また、この発表会に先立って新しい2モデルに試乗したという菊谷氏は、「発表前ということで、富士スピードウェイのショートコースでの試乗だったのですが、クラウンらしいなめらかで上質な走りと合わせて、コーナーをちょっと速めのスピードで走っても、思いどおりのクルマが動いて、安定して安心したコーナーリングが印象的でした」「思いどおりに動く新しいクラウンですが、とくに2.0リッターターボの印象がよかったです。爽快な加速感で、あらゆる速度域でアクセル操作に俊敏に反応します。ターボというと、私も古い人間なもので、ある瞬間から突然加給が始まるイメージもあるんですが、これはそうではなくて、デリケートに、フラットトルクで扱いやすいと感じました」と新しいクラウンを運転した印象について述べている。
このほかに秋山チーフエンジニアは、今回のマイナーチェンジで注目してほしいポイントとして、クラウン アスリートにオプション設定した「ジャパンカラーセレクションパッケージ」について紹介。マイナーチェンジ前にもクラウン アスリートでは「ピンク」「空色」「若草色」といった大胆なボディーカラーを提案してきたが、今回は日本専用というクラウンのイメージを訴求するため、「茜色(アカネイロ)」「常盤色(トキワイロ)」「群青(グンジョウ)」など日本の伝統色の名前をサブネームとして与えられた12色のボディーカラーが用意され、さらにセットオプションとして「白」「黒」「こがね」という3種類の内装色をラインアップ。オプション価格は27万円~55万6200円とかなり高額だが、さまざまなカラーリングを選んで楽しめるようになっている。

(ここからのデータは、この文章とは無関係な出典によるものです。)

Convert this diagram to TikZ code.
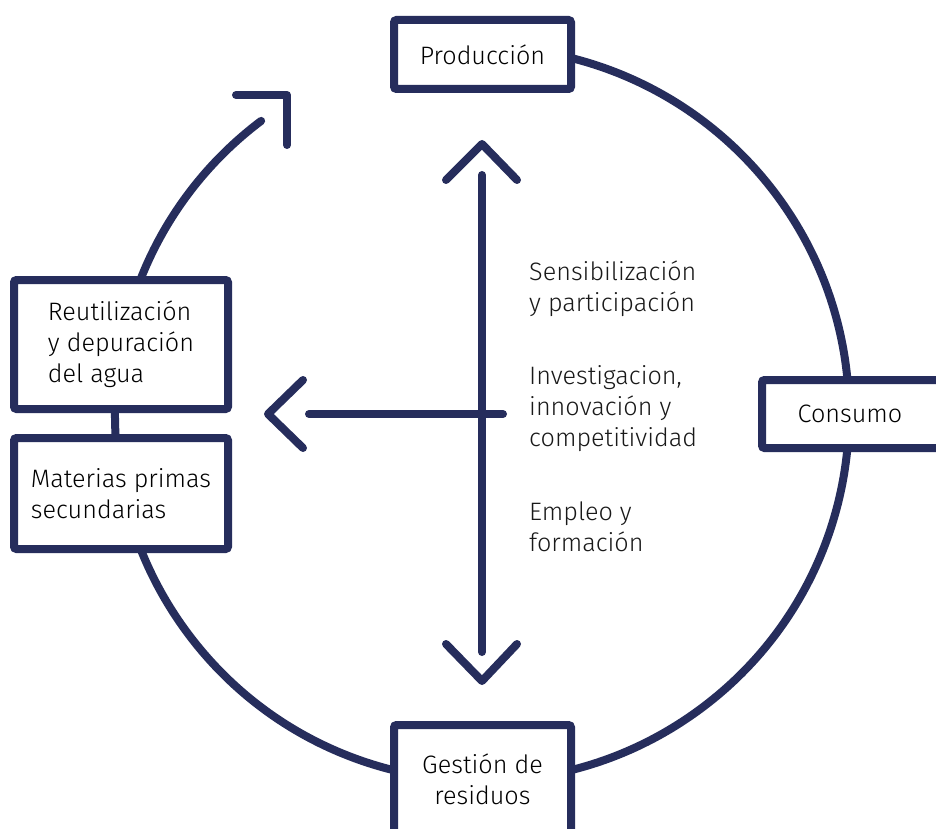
\documentclass[tikz,border=0pt]{standalone}
\usepackage{fontspec}
\setmainfont{Fira Sans}[UprightFont={* Light}]
\definecolor{navy}{HTML}{262D5C}
\begin{document}
\begin{tikzpicture}[x=1pt,y=-1pt,
  line/.style={draw=navy,line width=8pt,line cap=round,line join=round},
  box/.style={draw=navy,line width=8pt,fill=white,rounded corners=2.5pt,inner sep=0pt,
    font=\fontsize{25.2}{31}\selectfont},
  lbl/.style={anchor=west,align=left,inner sep=0pt,font=\fontsize{25.2}{31}\selectfont,text=black!90}]
\useasboundingbox[fill=white] (0,0) rectangle (936,829);
\coordinate (c) at (482,414);
% circle
\draw[line] (c) ++(127:367pt) coordinate (arcend) arc[start angle=127,end angle=460,radius=367pt];
% arrow head of the circle
\coordinate (h1) at (236,95);
\coordinate (h2) at (287,95);
\coordinate (h3) at (287,145);
\draw[line] (h1) -- (h2) -- (h3);
% boxes
\node[box,minimum width=177pt,minimum height=69pt] (prod) at (482.5,54.5) {Producción};
\node[box,minimum width=200pt,minimum height=68pt] (cons) at (862,414) {Consumo\hspace*{24pt}};
\node[box,minimum width=177pt,minimum height=108pt,align=center] (gest) at (482.5,779) {Gestión de\\residuos};
\node[box,minimum width=214pt,minimum height=129pt,align=left] (reut) at (121,344.5) {Reutilización\\y depuración\\del agua};
\node[box,minimum width=214pt,minimum height=111pt,align=left] (mat) at (121,493.5) {Materias primas\\secundarias};
% central arrows
\coordinate (vt) at (482,175);
\coordinate (vb) at (482,652);
\draw[line] (vt) -- (vb);
\coordinate (ut) at (482,144);
\draw[line] (446,180) -- (ut) -- (517,180);
\coordinate (dt) at (482,681);
\draw[line] (446,644) -- (dt) -- (517,644);
\coordinate (hl) at (309,414);
\coordinate (hr) at (503,414);
\draw[line] (hr) -- (hl);
\coordinate (lt) at (268,414);
\draw[line] (303,380) -- (lt) -- (303,448);
% labels
\node[lbl] (t1) at (529,288.5) {Sensibilización\\y participación};
\node[lbl] (t2) at (529,409) {Investigacion,\\innovación y\\competitividad};
\node[lbl] (t3) at (529,527) {Empleo y\\formación};
\end{tikzpicture}
\end{document}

この「ジャパンカラーセレクションパッケージ」について秋山チーフエンジニアは「日本ほど四季の移り変わりによって景色が変化し、これを楽しめる国はほかにありません。そんな日本ならではの四季や時の移り変わりを表す色をセレクトして12色をオプション設定しています」と解説。またこれについて菊谷氏も「きれいな色で、またネーミングもすごく日本らしい表現でよいですね」とコメントしている。

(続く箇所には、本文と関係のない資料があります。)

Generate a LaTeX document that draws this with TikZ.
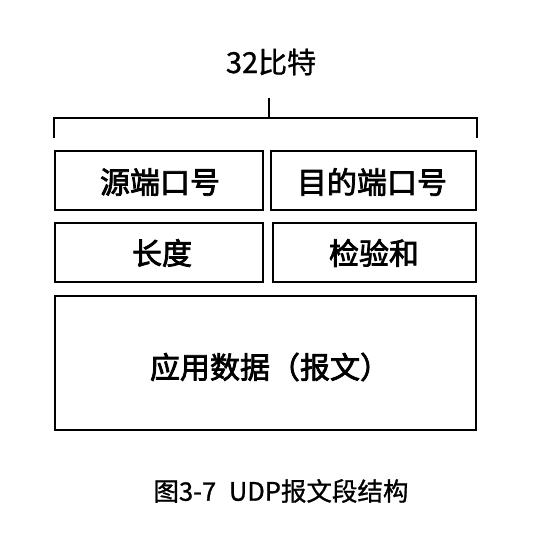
\documentclass[tikz,border=0pt]{standalone}
\usepackage{fontspec}
\newfontfamily\cjk[FakeBold=1]{Noto Sans CJK SC}
\newfontfamily\cjkheavy[FakeBold=2.5]{Noto Sans CJK SC}
\begin{document}
\begin{tikzpicture}[x=1pt,y=-1pt,
  field/.style={draw=black,line width=2.6pt,inner sep=0pt},
  fieldtext/.style={font=\cjkheavy\fontsize{30}{33}\selectfont},
  rule/.style={draw=black,line width=2.4pt},
  titletext/.style={font=\cjk\fontsize{29}{32}\selectfont},
  captext/.style={font=\cjk\fontsize{25.5}{28}\selectfont}]
\useasboundingbox (0,0) rectangle (542,536);
% width label and bracket
\node[titletext] (title) at (271,62) {32比特};
\coordinate (bl) at (54,138);
\coordinate (br) at (477,138);
\coordinate (btop) at (269,98);
\draw[rule] (bl) |- (br |- 0,118) -- (br);
\draw[rule] (btop) -- (btop |- 0,118);
% header fields
\draw[field] (55,151) rectangle (263,210);
\draw[field] (271,151) rectangle (476,210);
\draw[field] (55,223) rectangle (263,282);
\draw[field] (273,223) rectangle (476,282);
\draw[field] (55,296) rectangle (476,430);
\node[fieldtext] (src) at (160,182) {源端口号};
\node[fieldtext] (dst) at (372,182) {目的端口号};
\node[fieldtext] (len) at (162,253) {长度};
\node[fieldtext] (sum) at (374,253) {检验和};
\node[fieldtext] (data) at (270,367) {应用数据（报文）};
% caption
\node[captext] (cap) at (281,491) {图3-7\hspace{0.5em}UDP报文段结构};
\end{tikzpicture}
\end{document}
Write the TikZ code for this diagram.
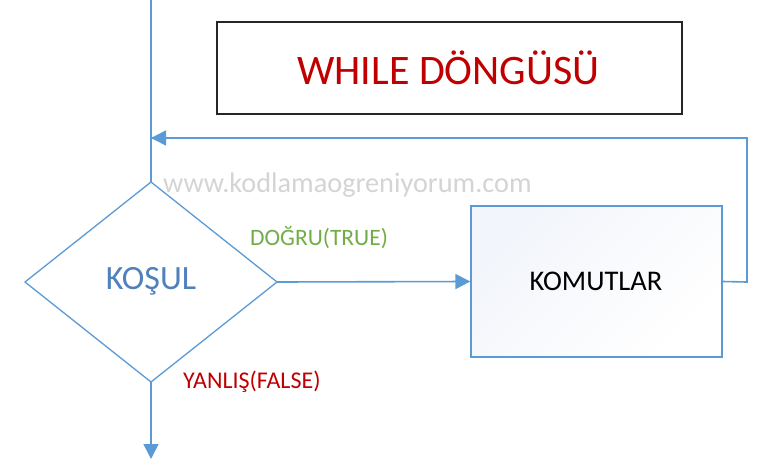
\documentclass[tikz,border=0pt]{standalone}
\usepackage{fontspec}
\setmainfont{Carlito}
\usetikzlibrary{arrows.meta,shapes.geometric}
\definecolor{lineblue}{HTML}{5B9BD5}
\definecolor{textblue}{HTML}{4F81BD}
\definecolor{darkred}{HTML}{C00000}
\definecolor{okgreen}{HTML}{70AD47}
\definecolor{wmgrey}{HTML}{D4D4D4}
\definecolor{boxfill}{HTML}{F2F5FB}
\tikzset{
  conn/.style={draw=lineblue, line width=1.6pt},
  arr/.style={conn, -{Triangle[length=15pt,width=15pt]}},
}
\begin{document}
\begin{tikzpicture}[x=1pt,y=-1pt]
\useasboundingbox (0,0) rectangle (768,471);
% title box
\node[draw=black!85, line width=2pt, minimum width=465pt, minimum height=92pt, inner sep=0pt] (title) at (449.5,68) {};
\node[text=darkred, font=\fontsize{42}{46}\selectfont] (titletext) at (448.5,68) {WHILE DÖNGÜSÜ};
% diamond
\coordinate (dtop) at (151,182);
\coordinate (dleft) at (25,282);
\coordinate (dright) at (277,282);
\coordinate (dbot) at (151,382);
\draw[draw=lineblue, line width=1.3pt, fill=white] (dtop) -- (dright) -- (dbot) -- (dleft) -- cycle;
\node[text=textblue, font=\fontsize{34}{38}\selectfont] (kosul) at (151,281) {KOŞUL};
% commands box
\node[draw=lineblue, line width=1.3pt, minimum width=251pt, minimum height=151pt, inner sep=0pt,
  top color=boxfill, bottom color=white, shading angle=45] (box) at (596.5,281.5) {};
\node[text=black, font=\fontsize{28.5}{32}\selectfont] (komut) at (596,281) {KOMUTLAR};
% watermark
\node[text=wmgrey, font=\fontsize{28.3}{32}\selectfont, anchor=west, inner sep=0pt] (wm) at (163,185) {www.kodlamaogreniyorum.com};
% labels
\node[text=okgreen, font=\fontsize{23.5}{26}\selectfont, anchor=west, inner sep=0pt] (true) at (250,238) {DOĞRU(TRUE)};
\node[text=darkred, font=\fontsize{24}{26}\selectfont, anchor=west, inner sep=0pt] (false) at (183,382) {YANLIŞ(FALSE)};
% connectors
\coordinate (topin) at (151,0);
\coordinate (outend) at (151,459);
\coordinate (loopa) at (747,282);
\coordinate (loopb) at (747,138);
\coordinate (loopc) at (151,138);
\draw[conn] (topin) -- (dtop);
\draw[arr] (dbot) -- (outend);
\draw[arr] (dright) -- (box.west);
\draw[conn] (box.east) -- (loopa) -- (loopb) -- (loopc);
\draw[arr] (loopb) -- (loopc);
\end{tikzpicture}
\end{document}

発表会の展示では、この「ジャパンカラーセレクションパッケージ」12色が全色展示されており、10月2日~2016年1月末まで会場となったメガウェブでは「ジャパンカラーセレクションパッケージ」の6色を含む新しいクラウン アスリートとクラウン ロイヤルを計12台、さらに同日に一部改良を行ったクラウン マジェスタ1台を特別展示する予定。